Our main character is Maise. She was quite the cynical girl, but one who knows what she wants and who she is. She had a very real and hard outlook on life, abandoned by a deadbeat dad and living with a junkie drug-dealing mother. She was forced to grow up quick and took on an adult role early on. Surviving on her own is what she knew of life and she was determined to make something of it. Her vice? She enjoys sex and older men. Often times of the much older variety. She calls it having daddy issues. So she has no problem cozying up to an attractive older man she meets at the carnival one night. Someone who seemed to be like her in many ways. They immediately hit it off but she was scared of the instant connection she felt, running away before more than sex could be shared. Of course when school starts she finds out he’s her new teacher.

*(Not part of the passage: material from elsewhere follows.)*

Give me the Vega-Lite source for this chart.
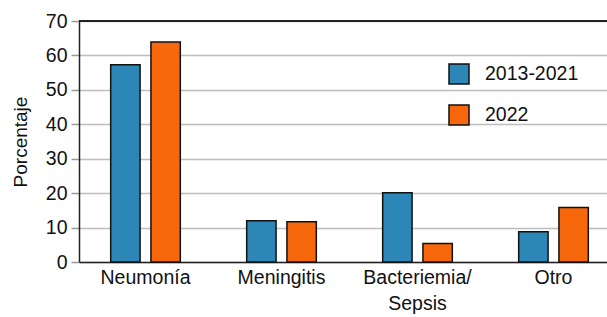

I found myself so conflicted on the relationship between Maise and her teacher, Evan. Obviously it is not something I would root for in the real world, but on paper I find it interesting to read about. Legally it was on the up and up but from a moral standpoint, not so much. And though the connection was intense and oh so palpable between the two, I also found it very toxic, especially in the beginning. They were stupid and careless. And I was so surprised Evan was so willing to go ahead with any relationship with Maise when he found out she was his student, no hesitation. There were a lot of moments between the two that were sweet and amazing. They both found something in each other that the other needed. A soulmate of sorts. But they also let it get unhealthy and obsessive for awhile. Maise is almost desperate to find love and looking in the wrong places, letting it consume her. Evan seemed to be in love with the idea of being with a young girl. They often played this scenario up when they were together. They got off on the forbiddenness. There is a lot of sex in this book and though it was well-written, I admittedly started to skim a few scenes because it did feel like overkill at times. I only can read so much sex in a single book before it sounds repetitive.
But just because the relationship started off a little obsessive and very unhealthy, something special does develop. Once things are laid out there that need to be, you find two people who connect on such a deeper level. The way the book ended was perfect and beautiful, coming full circle. There are so many other aspects of the book that also worked tremendously for me too. Maise’s maturity in handling the chaos her mother created in her life as well as a few issues she has with other students, friends or not, were very well developed for me and a great addition to her background. Maise was so beautifully flawed a character, and so well written. And on that note, all of the writing was spectacular. I found myself bookmarking a ton of passages as I read. I definitely look forward to further books from this author.
Quotes I adored:
Part of falling in love with someone is actually falling in love with yourself.
“I can’t hold on to you. You’re like that shooting star. Just a trail of fire in my hands.”
And that made my heart ache too – the thought of how much happiness lay scattered across the universe, unrealized, in fragments, waiting for the right twist of fate to bring it together.
He clasped my face in his hands, his thumbs hard against my cheekbones, holding me still as he kissed me so, so lightly, as if pressing his lips to a dandelion he might accidentally scatter.